She was the eldest daughter of Prince Pedro de Alcântara of Orléans and Bragança, claimant to the title of Prince of Grão Pará, son of the celebrated Princess Imperial of Brazil, Dona Isabel, "The Redemptress". Her mother Elisabeth was the daughter of Johann Wenzel, Count Dobrzensky von Dobrzenicz.
Isabelle first met her future husband, and cousin, Prince Henri of Orléans, when she was eight. They both descended from King Louis Philippe of France and his wife Marie-Amélie, a Princess of Bourbon-Two Sicilies. Henri was the only son of Prince Jean, Duke of Guise, and Princess Isabelle of Orleans.
The wedding took place at the Church of Santa Rosalia, Palermo, on April 8 1931, in the presence of a large number of royal guests from France, Portugal, Spain, Italy, Greece and Denmark. Princess Isabelle wore a wedding gown created by Worth, and a beautiful diadem designed for the occasion from the jewel collection of the late Duchess of Guise. After the ceremony the wedding procession returned to the Palais d'Orléans in Palermo, for a reception for 1,200 guests, before which the couple appeared on the balcony.
Madame gave birth to five sons and six daughters between 1932 and 1948. Of these, François was killed in the Algerian War in 1960, and Thibaut was killed hunting in Africa in 1983. Nine of them married into royal or noble houses. In 1950 the French Government revoked the Law of Exile, after which the family lived at the Manor of Coeur-Volant at Louveciennes, just outside Paris. The Comte de Paris now took a more active role in French politics, issuing a monthly bulletin and setting up two foundations.
The Comte de Paris died on the 19th June 1999, on the day of the civil wedding ceremony of his grandson HRH Prince Eudes, Duke of Angoulême, to Marie-Liesse de Rohan Chabot. Madame later celebrated her 90th birthday in rather grand style, with several celebrations in her beloved Eu in 2001. She died on the 5th July 2003, on what would have been the birthday of her husband, and is survived by nine of her 11 children and more than 100 grand-children and great-grandchildren.
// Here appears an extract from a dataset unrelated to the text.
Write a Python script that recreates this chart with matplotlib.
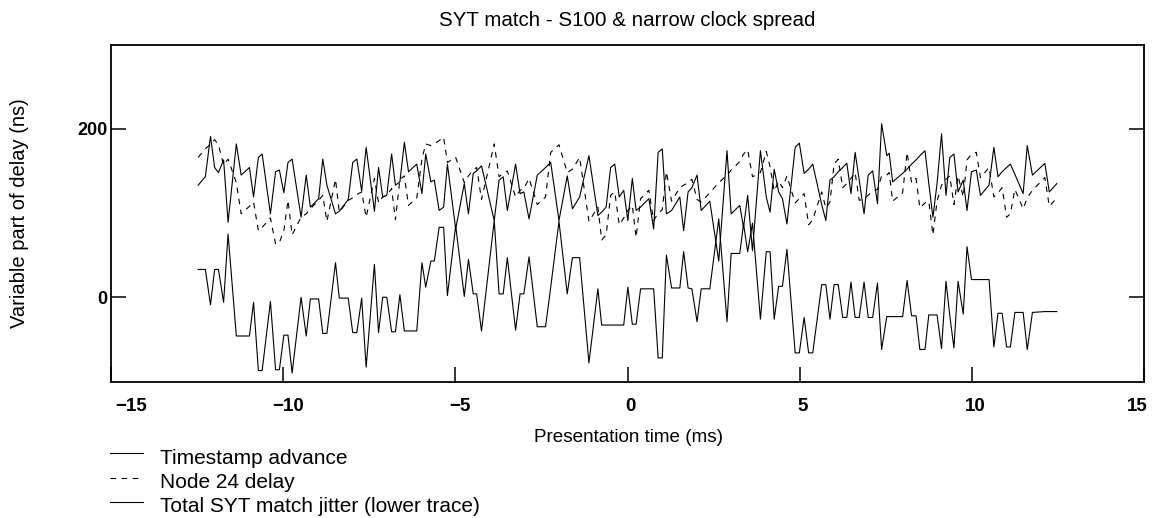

We celebrate Madame's happiness, her radiant and captivating smile, the impressive blue light of her eyes and her unique presence with a series of pictures from different moments of her life. Most pictures were made during Madame's presence at different gatherings of European royalty, such as the weddings of her own children, where her elegance and her "joie de vivre" was always noted. As we celebrate Madame's life with this humble tribute, we hope she will rest in peace.